Our 'Play it Now' tag exists to help you quickly find new, free little games that you or anyone else should be able to play without prior literacy and without leaving your seat. Go visit it, because this week we found some new ones: An amazing online game world where you make your own levels out of emoji, a unique and crunchy arcade-style game about OCD, and a nostalgic watercolor platformer set inside a woman's head, among others.

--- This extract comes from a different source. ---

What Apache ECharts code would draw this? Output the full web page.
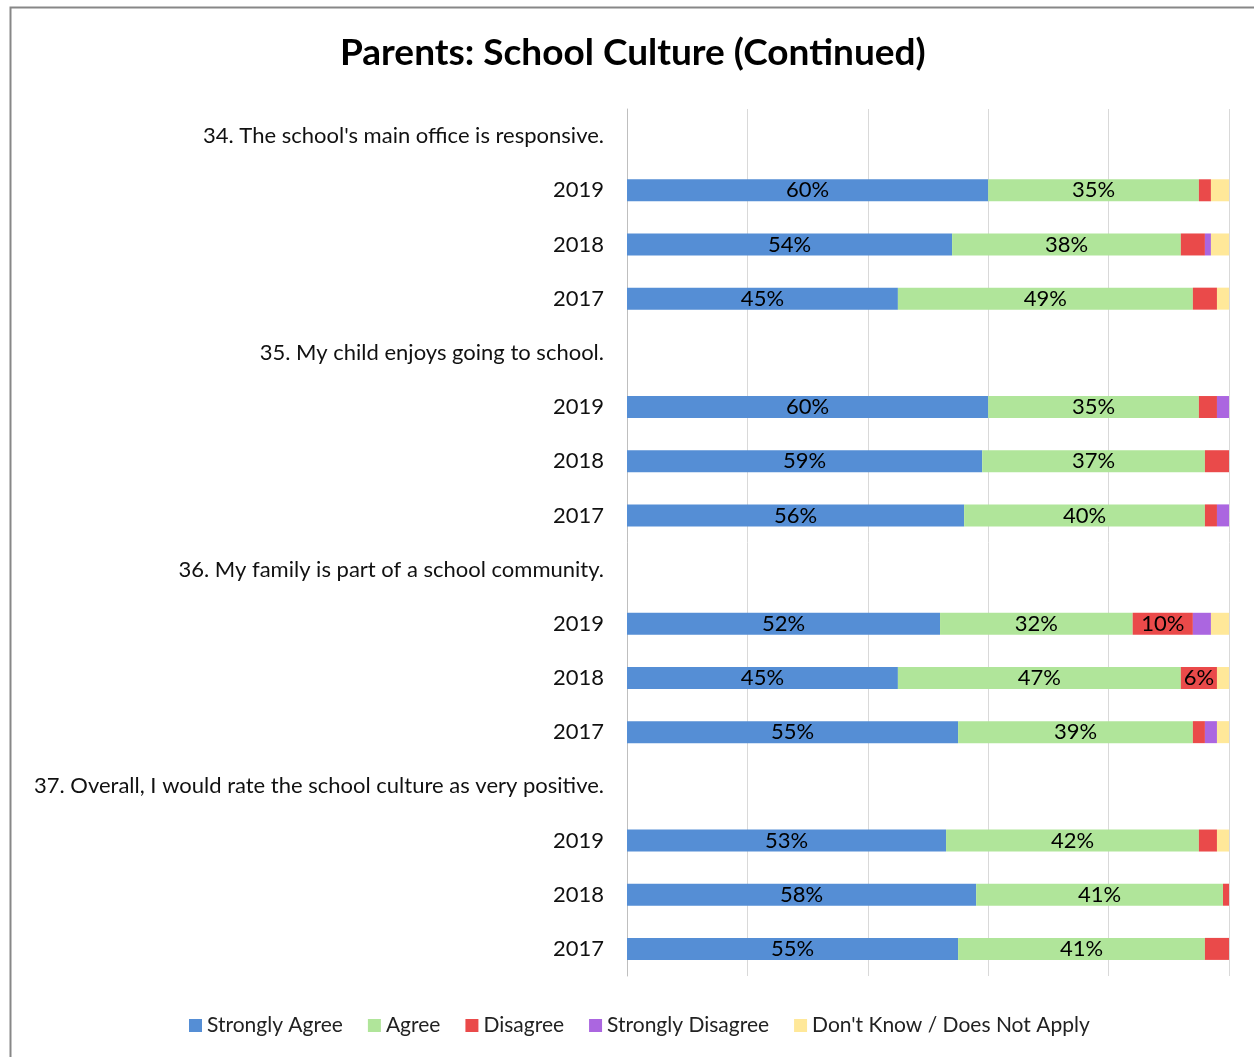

Transmissions from Elsewhere
Sometimes Offworld receives transmissions from back on Earth, from those that are still left living. Kotaku boss Stephen Totilo decided to talk to Daniel Vavra, a "pro-Gamergate" (yes, there's such a thing among actual grown-ups) video game maker whose primary contribution to the canon of game development seems to be joining angry kids in complaining about how "social justice warriors" are stifling his creativity. Here he is grinning with famous knob Adam Baldwin, boasting that they do not at all understand the phrase they are making fun of.
Totilo had close to the seed of something interesting with his Vavra interview: Reading it, it's like, oh, obviously this guy has a mortal terror of censorship, he grew up under actual communism. I see what he was trying to do. But Totilo allows Vavra to repeatedly insist that "he just wants a conversation", when he joins a group that literally harasses people at their jobs constantly for trying to have conversations about representation, or women, or anything outside the status quo. The idea that what progressives want is to language-police or to stifle debate is a frequent straw man that Totilo allows Vavra to put forward with only the occasional reserved "I disagree." The fact that all the folks Vavra thinks are the most censorious offenders are all women (myself included) is something Totilo notices but does not interrogate.
The editorializing, the "I see his point" and other obeisances to neutrality Totilo makes in the piece actually seem to make it less neutral, and more the sort of placating "let's hear from both the sexist harassers and 'the other side'" rhetoric that's been so damaging. "I sort of get his issues with Sarkeesian" is a pretty destructive half-thought to leave dangling there—yes, it's easy to understand why a lot of people misinterpret and feel threatened by the rhetorical tools Anita Sarkeesian's videos offer people, but that's all they are—discussion tools. Anyone who claims they want discussion but suggests their "issues" are "with Sarkeesian" herself isn't helping.
We know it's challenging to have grown-up conversations at a popular gaming outlet and the Kotaku team is comprised entirely of rad people. If we ever moved back to Earth we'd want to hang out. But this transmission was a little too irradiated to pass our airlock.
Because you need to do other stuff besides games
Mare Sheppard, one-half of N++ developer Metanet Software, has unveiled a beautiful and unusual "marketing project" about fashion and body movement.